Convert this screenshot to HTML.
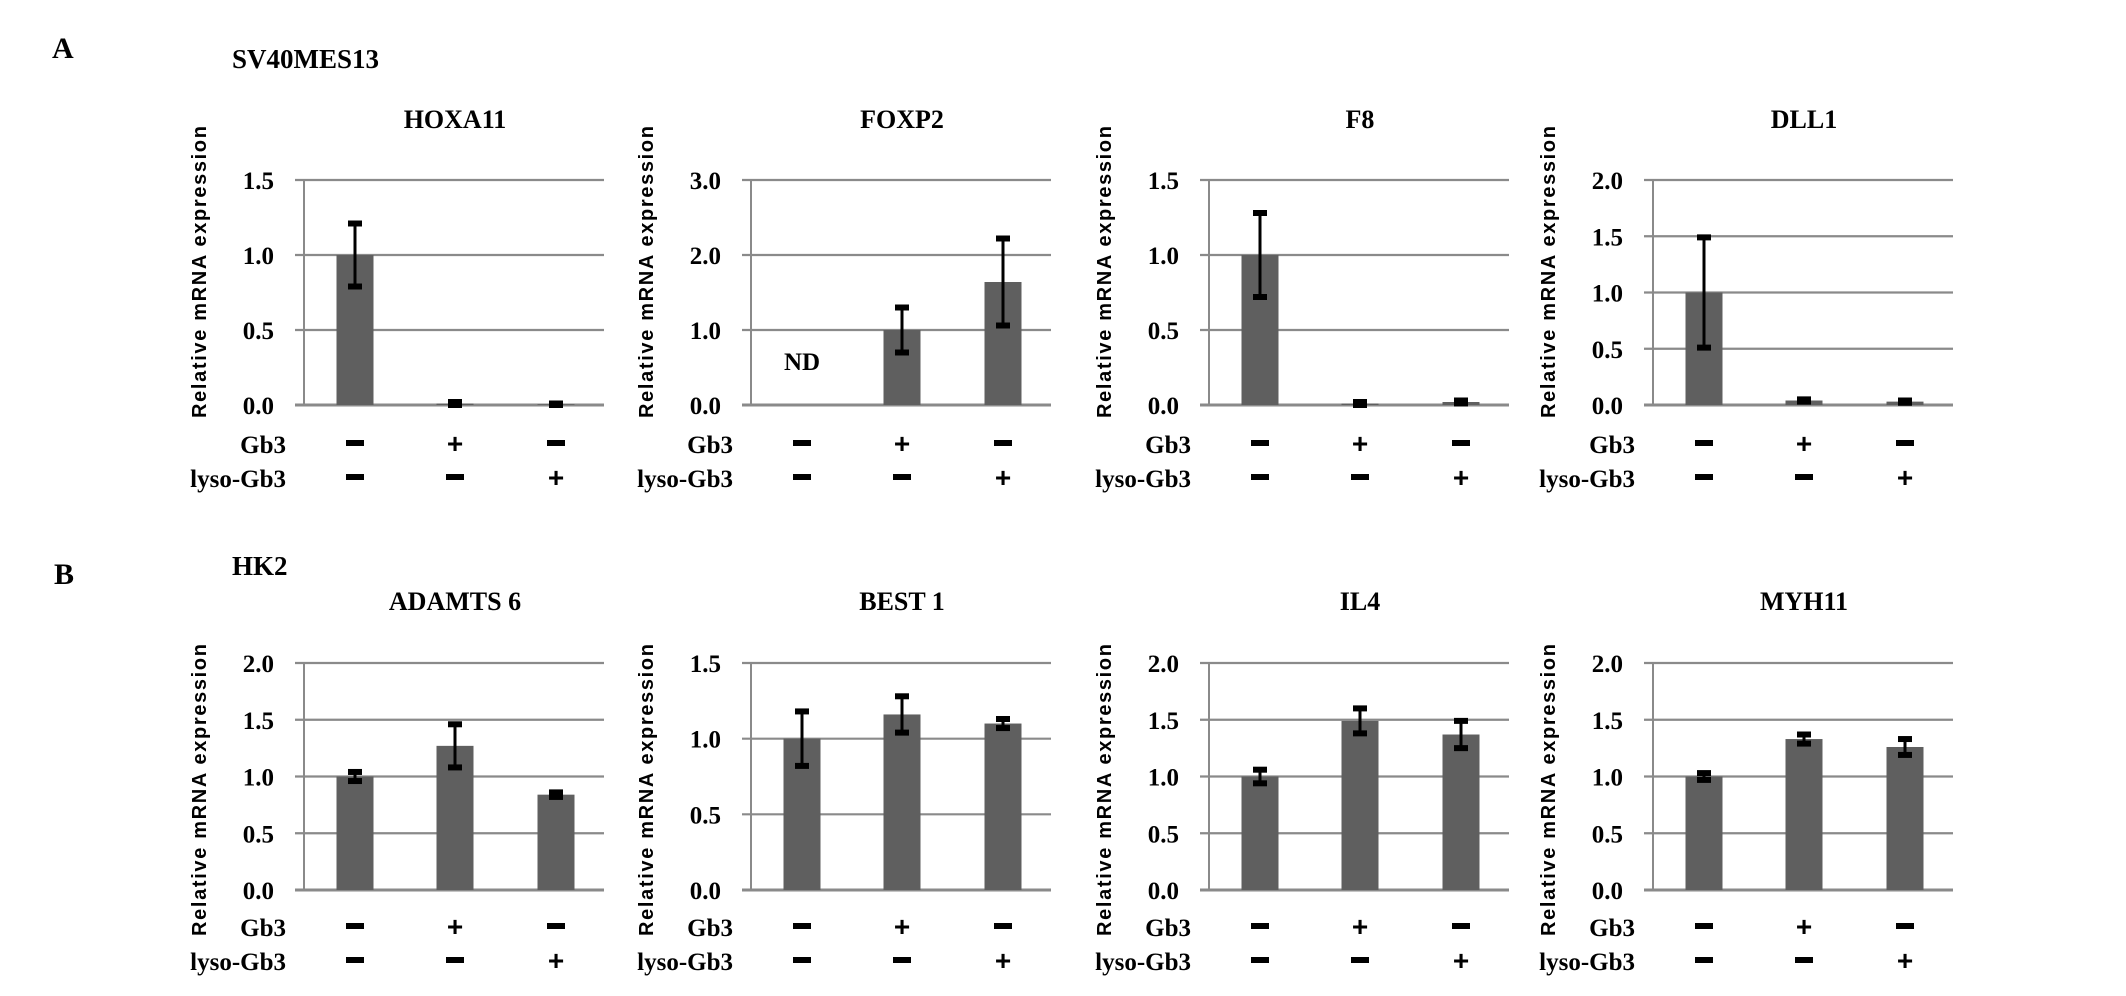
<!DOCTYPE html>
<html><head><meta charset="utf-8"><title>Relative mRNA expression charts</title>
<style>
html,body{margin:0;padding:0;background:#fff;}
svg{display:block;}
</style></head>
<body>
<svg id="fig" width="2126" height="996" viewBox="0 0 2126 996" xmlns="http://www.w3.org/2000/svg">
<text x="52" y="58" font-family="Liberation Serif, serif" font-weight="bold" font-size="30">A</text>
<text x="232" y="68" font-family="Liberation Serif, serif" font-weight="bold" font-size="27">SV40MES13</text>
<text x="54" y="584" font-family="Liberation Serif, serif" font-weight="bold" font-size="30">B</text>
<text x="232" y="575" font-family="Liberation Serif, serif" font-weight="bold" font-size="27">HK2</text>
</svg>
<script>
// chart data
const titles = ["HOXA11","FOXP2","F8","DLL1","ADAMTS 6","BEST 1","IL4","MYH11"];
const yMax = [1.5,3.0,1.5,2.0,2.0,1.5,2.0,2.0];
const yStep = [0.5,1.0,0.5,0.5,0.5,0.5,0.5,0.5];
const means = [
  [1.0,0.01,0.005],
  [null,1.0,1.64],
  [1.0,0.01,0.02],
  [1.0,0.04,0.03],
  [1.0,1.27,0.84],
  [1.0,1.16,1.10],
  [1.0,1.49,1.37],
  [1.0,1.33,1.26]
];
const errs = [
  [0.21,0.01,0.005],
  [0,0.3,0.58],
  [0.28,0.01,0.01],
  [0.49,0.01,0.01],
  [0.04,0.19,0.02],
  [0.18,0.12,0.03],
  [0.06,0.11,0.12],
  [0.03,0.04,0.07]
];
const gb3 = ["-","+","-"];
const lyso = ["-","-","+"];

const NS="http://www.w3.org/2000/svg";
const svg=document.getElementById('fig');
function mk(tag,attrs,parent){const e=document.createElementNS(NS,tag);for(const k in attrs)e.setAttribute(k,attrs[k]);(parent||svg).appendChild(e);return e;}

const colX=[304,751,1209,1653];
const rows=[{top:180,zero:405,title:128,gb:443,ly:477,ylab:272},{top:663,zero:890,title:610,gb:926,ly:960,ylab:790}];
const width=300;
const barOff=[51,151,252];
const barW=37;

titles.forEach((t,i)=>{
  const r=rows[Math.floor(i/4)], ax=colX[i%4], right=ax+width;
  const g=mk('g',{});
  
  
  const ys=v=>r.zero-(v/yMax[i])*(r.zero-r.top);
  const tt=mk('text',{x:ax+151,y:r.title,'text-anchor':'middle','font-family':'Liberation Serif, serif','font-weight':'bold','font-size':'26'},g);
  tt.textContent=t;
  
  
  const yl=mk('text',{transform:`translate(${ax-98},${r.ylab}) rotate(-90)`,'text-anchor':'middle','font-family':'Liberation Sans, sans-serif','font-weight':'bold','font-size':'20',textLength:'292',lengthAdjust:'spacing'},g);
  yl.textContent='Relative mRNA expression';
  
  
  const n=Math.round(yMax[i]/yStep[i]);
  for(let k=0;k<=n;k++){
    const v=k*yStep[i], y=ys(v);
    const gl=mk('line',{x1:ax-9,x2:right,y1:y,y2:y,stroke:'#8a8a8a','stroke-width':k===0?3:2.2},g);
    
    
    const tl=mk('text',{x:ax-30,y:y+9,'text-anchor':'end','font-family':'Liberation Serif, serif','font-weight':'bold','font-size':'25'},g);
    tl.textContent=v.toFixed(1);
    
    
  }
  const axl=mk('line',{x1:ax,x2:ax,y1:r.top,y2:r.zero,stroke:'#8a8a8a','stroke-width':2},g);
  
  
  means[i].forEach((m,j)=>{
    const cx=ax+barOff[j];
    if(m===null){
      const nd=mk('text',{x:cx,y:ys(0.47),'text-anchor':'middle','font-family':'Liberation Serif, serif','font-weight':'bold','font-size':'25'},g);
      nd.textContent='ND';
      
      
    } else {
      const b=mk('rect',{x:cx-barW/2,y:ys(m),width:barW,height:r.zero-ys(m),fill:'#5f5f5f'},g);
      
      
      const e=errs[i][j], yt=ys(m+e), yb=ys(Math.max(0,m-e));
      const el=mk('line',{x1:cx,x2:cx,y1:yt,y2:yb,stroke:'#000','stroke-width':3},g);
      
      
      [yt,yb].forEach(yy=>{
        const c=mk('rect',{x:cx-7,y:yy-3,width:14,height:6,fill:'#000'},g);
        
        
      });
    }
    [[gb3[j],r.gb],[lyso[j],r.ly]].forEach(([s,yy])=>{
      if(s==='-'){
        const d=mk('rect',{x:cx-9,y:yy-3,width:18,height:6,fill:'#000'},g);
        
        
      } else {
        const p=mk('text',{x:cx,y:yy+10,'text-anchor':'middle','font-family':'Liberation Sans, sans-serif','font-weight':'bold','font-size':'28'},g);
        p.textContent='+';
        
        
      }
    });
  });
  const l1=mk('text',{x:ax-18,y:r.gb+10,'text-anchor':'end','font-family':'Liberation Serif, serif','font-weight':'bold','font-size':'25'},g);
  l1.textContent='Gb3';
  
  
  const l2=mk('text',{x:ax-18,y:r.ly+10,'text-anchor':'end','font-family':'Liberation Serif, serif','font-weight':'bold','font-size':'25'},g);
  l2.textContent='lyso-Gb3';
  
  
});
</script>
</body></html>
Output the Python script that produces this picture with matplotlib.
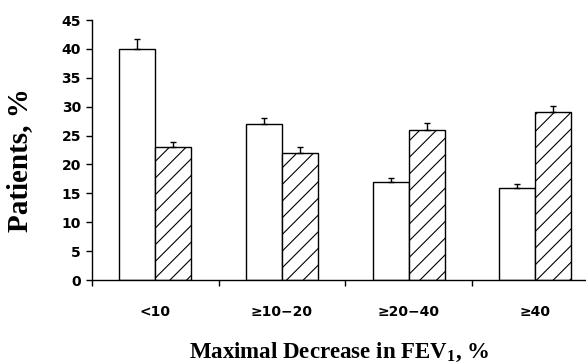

- **REQUIRED TASK**: Without the pictures, please reproduce each line of the listing above exactly, from the first one through the line bearing "e=document.createElementNS(NS,tag);for(const k in".

- **SOLUTION TO THIS EXERCISE**:
Convert this screenshot to HTML.
<!DOCTYPE html>
<html><head><meta charset="utf-8"><title>Relative mRNA expression charts</title>
<style>
html,body{margin:0;padding:0;background:#fff;}
svg{display:block;}
</style></head>
<body>
<svg id="fig" width="2126" height="996" viewBox="0 0 2126 996" xmlns="http://www.w3.org/2000/svg">
<text x="52" y="58" font-family="Liberation Serif, serif" font-weight="bold" font-size="30">A</text>
<text x="232" y="68" font-family="Liberation Serif, serif" font-weight="bold" font-size="27">SV40MES13</text>
<text x="54" y="584" font-family="Liberation Serif, serif" font-weight="bold" font-size="30">B</text>
<text x="232" y="575" font-family="Liberation Serif, serif" font-weight="bold" font-size="27">HK2</text>
</svg>
<script>
// chart data
const titles = ["HOXA11","FOXP2","F8","DLL1","ADAMTS 6","BEST 1","IL4","MYH11"];
const yMax = [1.5,3.0,1.5,2.0,2.0,1.5,2.0,2.0];
const yStep = [0.5,1.0,0.5,0.5,0.5,0.5,0.5,0.5];
const means = [
  [1.0,0.01,0.005],
  [null,1.0,1.64],
  [1.0,0.01,0.02],
  [1.0,0.04,0.03],
  [1.0,1.27,0.84],
  [1.0,1.16,1.10],
  [1.0,1.49,1.37],
  [1.0,1.33,1.26]
];
const errs = [
  [0.21,0.01,0.005],
  [0,0.3,0.58],
  [0.28,0.01,0.01],
  [0.49,0.01,0.01],
  [0.04,0.19,0.02],
  [0.18,0.12,0.03],
  [0.06,0.11,0.12],
  [0.03,0.04,0.07]
];
const gb3 = ["-","+","-"];
const lyso = ["-","-","+"];

const NS="http://www.w3.org/2000/svg";
const svg=document.getElementById('fig');
function mk(tag,attrs,parent){const e=document.createElementNS(NS,tag);for(const k in attrs)e.setAttribute(k,attrs[k]);(parent||svg).appendChild(e);return e;}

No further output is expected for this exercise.